Le couvent dominicain de la Tourette, au-dessus de L'Arbresle, près de Lyon, est le
seul couvent que Le Corbusier ait construit. En 1961, quand paraît ce livre aujourd'hui
réédité, l'édifice est juste achevé : les dallages ne sont pas posés, l'église n'a pas reçu ses
stalles ni les terrasses leurs prairies, et l'ensemble est d'une blancheur qui a quelque peu
passé. Le lecteur retrouve à l'état neuf, avec une qualité d'images guère égalée depuis,
une oeuvre des plus marquantes de ce temps.

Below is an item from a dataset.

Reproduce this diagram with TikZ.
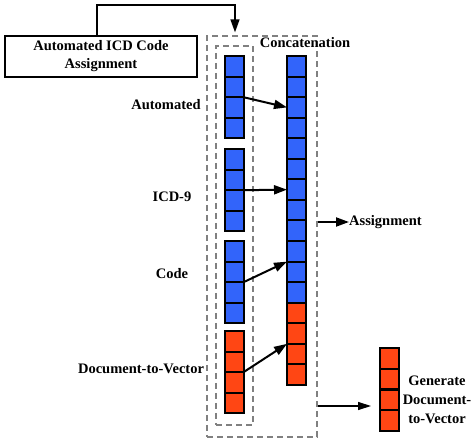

Ce livre est aussi un recueil de documents : traces du face-à-face de Le Corbusier et
du Père Couturier où, d'une amitié, naît ce projet, croquis du premier jour et maquette
de travail, extraits du journal de chantier et photos de la construction, propos de
l'architecte pris sur le vif lors de ses entretiens avec les frères... On y trouve encore les
images d'un monde disparu : les rites et les coutumes qui marquaient alors, dans une
communauté dominicaine, la prière et l'étude, la vie commune et le silence, ces fondements
permanents de la vie des Frères Prêcheurs : bref, le portrait de ceux pour qui ce
couvent fut bâti, ce qui permet d'en comprendre pleinement l'architecture. Et l'on voit
se tisser de subtiles correspondances entre ce monde austère et joyeux et «le jeu savant,
correct et magnifique des volumes assemblés sous la lumière», selon la définition
corbuséenne de l'architecture.
Images du passé, dans un couvent toujours bien vivant. Les dominicains des années
90 ne se prosternent plus en chape devant l'autel, mais la prière rythme encore leurs
journées ; ils ne mangent plus en silence, mais font table commune avec leurs hôtes. Le
«studium» où les jeunes frères passaient sept ans sans guère sortir a ouvert ses portes :
architectes du monde entier, artistes, touristes, groupes les plus divers, chrétiens ou
autres en quête d'expérience et de réflexion dans l'Espace spirituel ou le Centre
Albert-le-Grand, chercheurs et praticiens des sciences humaines dans les débats du
Centre Thomas-More, Latino-Américains à l'Espace Barthélémy de Las Casas, sont
accueillis tour à tour dans une architecture qui n'a rien perdu de sa force et où, passé
le choc de la première rencontre, il fait beau vivre.